The N&N Practice Gymnasium — the upstairs gym with a stunning view of the San Gabriel Mountains, snow-capped in winter — is named for former women’s basketball coach Nancy Breitenstein and her assistant coach Nettie Morrison. They led a program that reached the Division III Final Four in 1982, the first year the NCAA held women’s basketball championships. And during a six-season stretch that began in 1980-81, the Sagehens won 53 consecutive SCIAC games.

“The success of their teams is somewhat unparalleled, and it was time for that to be recognized,” says Libby Gates MacPhee ’86, a player from the era who was behind the effort to honor the coaches after facilitating a gift from the Bill & Melinda Gates Foundation toward a new building to support physical and emotional wellness on campus.

Except for a one-season sabbatical when Breitenstein went to Tennessee to sit in on a season with Hall of Fame Coach Pat Summitt, she was head coach of women’s basketball teams at Pomona from 1969—well before the program gained varsity status and began playing in the SCIAC in 1976-77—until her retirement in 1992. Breitenstein won more than 300 games at Pomona in all and went 266-107 after the program gained varsity status. Those teams won 11 SCIAC titles in 15 seasons, with Morrison as Breitenstein’s assistant from 1981 to 1989, helping more informally before and after while coaching other sports.
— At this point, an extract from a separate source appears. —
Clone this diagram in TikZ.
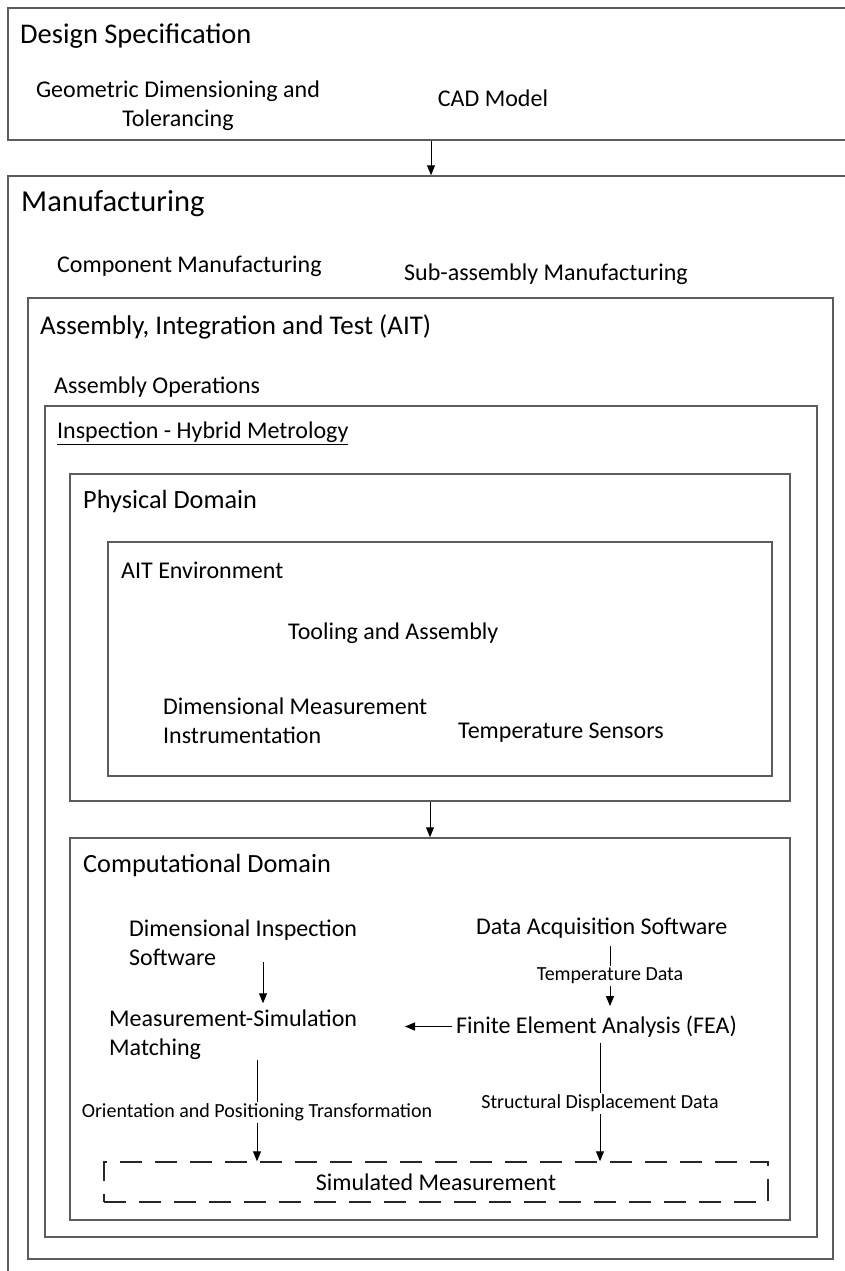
\documentclass[tikz,border=0pt]{standalone}
\usepackage{fontspec}
\setmainfont{Carlito}
\usetikzlibrary{arrows.meta,calc}
\definecolor{boxline}{HTML}{5C5C5C}
\newcommand\fsTitle{\fontsize{28.5}{34}\selectfont}
\newcommand\fsTitleB{\fontsize{30.5}{36}\selectfont}
\newcommand\fsSub{\fontsize{26.3}{32}\selectfont}
\newcommand\fsSubB{\fontsize{27}{32}\selectfont}
\newcommand\fsBody{\fontsize{24}{29.3}\selectfont}
\newcommand\fsSmall{\fontsize{20}{24}\selectfont}
\begin{document}
\begin{tikzpicture}[x=1pt,y=-1pt,
  box/.style={draw=boxline,line width=1.5pt,rectangle,inner sep=0pt,anchor=center},
  dbox/.style={draw=black!85,line width=1.5pt,dash pattern=on 22pt off 13pt,rectangle,inner sep=0pt,font=\fsBody},
  lbl/.style={inner sep=0pt,font=\fsBody,text=black,yshift=-2.5pt},
  ttl/.style={lbl,font=\fsTitle,anchor=west},
  sub/.style={lbl,font=\fsSub,anchor=west},
  elbl/.style={fill=white,inner sep=2pt,font=\fsSmall,text=black},
  arr/.style={draw=black,line width=1pt,-{Triangle[length=10pt,width=8pt]}},
]
\useasboundingbox (0,0) rectangle (845,1271);
\fill[white] (0,0) rectangle (845,1271);
\clip (0,0) rectangle (845,1271);
% boxes
\node[box,minimum width=846pt,minimum height=132pt] (ds) at (431,74) {};
\node[box,minimum width=846pt,minimum height=1114pt] (mfg) at (431,733) {};
\node[box,minimum width=805pt,minimum height=961pt] (ait) at (430.5,778.5) {};
\node[box,minimum width=772pt,minimum height=831pt] (insp) at (431,821.5) {};
\node[box,minimum width=720pt,minimum height=327pt] (phys) at (430,637.5) {};
\node[box,minimum width=664pt,minimum height=234pt] (env) at (440,659) {};
\node[box,minimum width=720pt,minimum height=382pt] (cd) at (430,1029) {};
\node[dbox,minimum width=664pt,minimum height=40pt] (sim) at (436,1182) {Simulated Measurement};
% texts
\node[ttl] (dsT) at (20,34) {Design Specification};
\node[lbl,align=center] (gdt) at (178,103) {Geometric Dimensioning and\\Tolerancing};
\node[lbl] (cad) at (493,96) {CAD Model};
\node[ttl,font=\fsTitleB] (mfgT) at (21,201) {Manufacturing};
\node[lbl,anchor=west] (cmfg) at (57,264) {Component Manufacturing};
\node[lbl,anchor=west] (smfg) at (404,272) {Sub-assembly Manufacturing};
\node[sub,font=\fsSubB] (aitT) at (40,324) {Assembly, Integration and Test (AIT)};
\node[lbl,anchor=west] (asmop) at (54,385) {Assembly Operations};
\node[lbl,anchor=west] (inspT) at (57,431) {\underline{Inspection - Hybrid Metrology}};
\node[sub] (physT) at (83,499) {Physical Domain};
\node[lbl,anchor=west] (envT) at (121,568) {AIT Environment};
\node[lbl,anchor=west] (tool) at (288,631) {Tooling and Assembly};
\node[lbl,anchor=west,align=left] (dmi) at (163,718) {Dimensional Measurement\\Instrumentation};
\node[lbl,anchor=west] (temp) at (458,730) {Temperature Sensors};
\node[sub] (cdT) at (83,863) {Computational Domain};
\node[lbl,anchor=west,align=left] (dis) at (129,940) {Dimensional Inspection\\Software};
\node[lbl,anchor=west] (das) at (476,926) {Data Acquisition Software};
\node[lbl,anchor=west,align=left] (msm) at (109,1032) {Measurement-Simulation\\Matching};
\node[lbl,anchor=west] (fea) at (456,1024) {Finite Element Analysis (FEA)};
% column coordinates
\coordinate (cA) at (257,0);
\coordinate (cB) at (263,0);
\coordinate (cC) at (600,0);
\coordinate (cD) at (610,0);
\coordinate (msmR) at (405,0);
% connectors
\draw[arr] (ds.south) -- (mfg.north);
\draw[arr] (phys.south) -- (cd.north);
\draw[arr,shorten <=7.5pt,shorten >=9.5pt] (das.south -| cD) -- node[elbl,yshift=1.5pt] {Temperature Data} (fea.north -| cD);
\draw[arr,shorten <=-3.5pt,shorten >=6pt] (dis.south -| cB) -- (msm.north -| cB);
\draw[arr,shorten <=4pt] (fea.west) -- (fea.west -| msmR);
\draw[arr] (msm.south -| cA) -- node[elbl,yshift=-2pt] {Orientation and Positioning Transformation} (sim.north -| cA);
\draw[arr,shorten <=5.5pt] (fea.south -| cC) -- node[elbl,yshift=-4pt] {Structural Displacement Data} (sim.north -| cC);
\end{tikzpicture}
\end{document}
To their players, they were Nancy and Nettie, or Nettie and Nancy.

“Anytime you got a note from Nettie and Nancy, they signed it N&N,” MacPhee says. “In fact, many decades later, their Christmas cards are still signed that way.”

Gathering of Former Players

Now living in Oregon, Breitenstein and Morrison say they were “very humbled” by the honor, and most of all they embraced the resulting player reunion at the center’s opening weekend last fall. More than a dozen former players — a full team’s worth — returned to campus.
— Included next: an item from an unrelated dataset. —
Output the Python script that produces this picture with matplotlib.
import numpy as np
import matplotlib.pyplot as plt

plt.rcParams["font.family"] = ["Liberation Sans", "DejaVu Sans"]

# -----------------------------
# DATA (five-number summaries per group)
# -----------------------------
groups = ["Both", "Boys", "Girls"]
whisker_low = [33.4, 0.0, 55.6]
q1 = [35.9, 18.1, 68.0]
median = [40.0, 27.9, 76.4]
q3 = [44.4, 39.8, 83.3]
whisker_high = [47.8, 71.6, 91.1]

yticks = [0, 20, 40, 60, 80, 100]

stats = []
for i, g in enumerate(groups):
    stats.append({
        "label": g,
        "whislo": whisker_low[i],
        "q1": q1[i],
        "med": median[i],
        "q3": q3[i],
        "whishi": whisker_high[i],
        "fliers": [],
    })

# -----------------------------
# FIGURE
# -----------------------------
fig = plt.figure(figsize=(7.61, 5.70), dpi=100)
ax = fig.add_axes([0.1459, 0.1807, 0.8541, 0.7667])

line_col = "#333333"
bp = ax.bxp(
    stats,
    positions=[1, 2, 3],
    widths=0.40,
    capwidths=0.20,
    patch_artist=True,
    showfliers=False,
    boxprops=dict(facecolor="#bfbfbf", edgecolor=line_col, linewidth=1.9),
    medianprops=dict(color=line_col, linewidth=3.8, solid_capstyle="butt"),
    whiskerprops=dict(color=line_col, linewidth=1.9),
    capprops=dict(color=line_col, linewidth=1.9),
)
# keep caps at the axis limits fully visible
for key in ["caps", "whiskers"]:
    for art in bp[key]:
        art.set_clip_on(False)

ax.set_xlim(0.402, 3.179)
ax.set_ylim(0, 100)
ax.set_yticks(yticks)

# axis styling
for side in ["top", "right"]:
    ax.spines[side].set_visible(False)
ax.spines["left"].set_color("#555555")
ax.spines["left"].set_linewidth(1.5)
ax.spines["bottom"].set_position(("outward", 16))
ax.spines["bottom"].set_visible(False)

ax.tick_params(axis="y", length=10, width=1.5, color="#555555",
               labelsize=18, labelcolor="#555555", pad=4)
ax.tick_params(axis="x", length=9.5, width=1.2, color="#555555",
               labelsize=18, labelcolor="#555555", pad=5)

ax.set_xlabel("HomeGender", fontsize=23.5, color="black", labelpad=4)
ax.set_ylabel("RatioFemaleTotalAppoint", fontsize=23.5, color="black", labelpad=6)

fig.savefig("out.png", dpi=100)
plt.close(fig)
By the end of the night, they found they had almost subconsciously gathered in a locker room in the suite of women’s team rooms that now bears a plaque in recognition of the era’s players.

“The thing that was so cool was it felt just like yesterday, just like back in the ’80s,” Breitenstein says. “As we said at the end, ‘OK, see you tomorrow at practice at 4 o’clock.’”

That plaque is a meaningful one.

“When I first approached Nettie and Nancy about the possibility of the naming, they were hesitant,” MacPhee says. “They thought about it for a while and got back to me and said what they really wanted was for the players they coached to be honored for their hard work and success. They wanted to move the spotlight over to the players versus have it on them, which is quite lovely.”

Among the players’ collective achievements were those 11 SCIAC titles, nine postseason invitations, the ’82 Final Four, an Elite Eight appearance, four Division III All-American player honors and all those SCIAC wins. Besides the lengthy winning streak, the Sagehens won 76 of 80 SCIAC games from the 1979-80 season through 1986-87.

“We were not very popular is an understatement,” Morrison says with pride.

The dedication also notes: “These teams ‘raised the bar’ as Title IX expanded athletic opportunities for all women.”

Title IX Legacy

The reference to Title IX, the 1972 civil rights law that prohibits sex-based discrimination in any educational program that receives funding from the federal government, is an important one.

“It was just so perfect to honor Nancy and Nettie in the year of the 50th anniversary of Title IX,” MacPhee says. “And, while they were on campus, it was fun to hear them tell stories about what it was like to coach and play pre-Title IX, and to learn about the efforts that they both made to make Title IX a reality. It was great to honor them as pioneers in that effort as well.”

Women’s basketball has a longer history at Pomona than one might guess. James Naismith invented the game in 1891 in Springfield, Massachusetts, famously using peach baskets as goals. By 1902-1903, photographs show Pomona women posing with a basketball in uniforms that look like dresses and tights.

But until the passage of Title IX, women’s sports were an afterthought at best. The new law put pressure on high schools and colleges to add opportunities for women, sparking dramatic changes the players themselves sometimes took for granted because they hadn’t experienced what it was like before.

To raise the team’s profile and boost recruiting, Morrison created printed programs beginning in 1979 and wrote weekly press releases starting in 1980, both almost unheard of in small-college women’s basketball on the West Coast at the time. Only one other sport at Pomona-Pitzer had a weekly release: the men’s basketball team coached by Gregg Popovich, who would go on to win five NBA titles as coach of the San Antonio Spurs. “Gregg Popovich started writing his own,” Morrison remembers. “He and I would run into each other first thing Monday morning at the duplicating center getting them printed, then we’d go back to our respective offices and stuff them until we landed work-study students to do the hands-on dirty work.”

The facilities were something Breitenstein and Morrison couldn’t do much about. Breitenstein’s early teams played in Renwick Gym, known as the women’s gym. They moved on to the old Memorial Gym, which Breitenstein says lacked facilities for women’s teams other than a bathroom near the entry.

“We confiscated one locker room,” she remembers. “The players painted the locker room and painted the urinals and made them into flowerpots.”

Now she looks around at what the former coaches call “this magnificent facility”—one the current coach, Alaina Woo ’17, counts as a great benefit to her players and a strong recruiting tool, and not only for its shiny newness.

“To be able to walk recruits around and show them the history of women’s basketball here but in a brand-new space, it’s an optimal situation,” Woo says.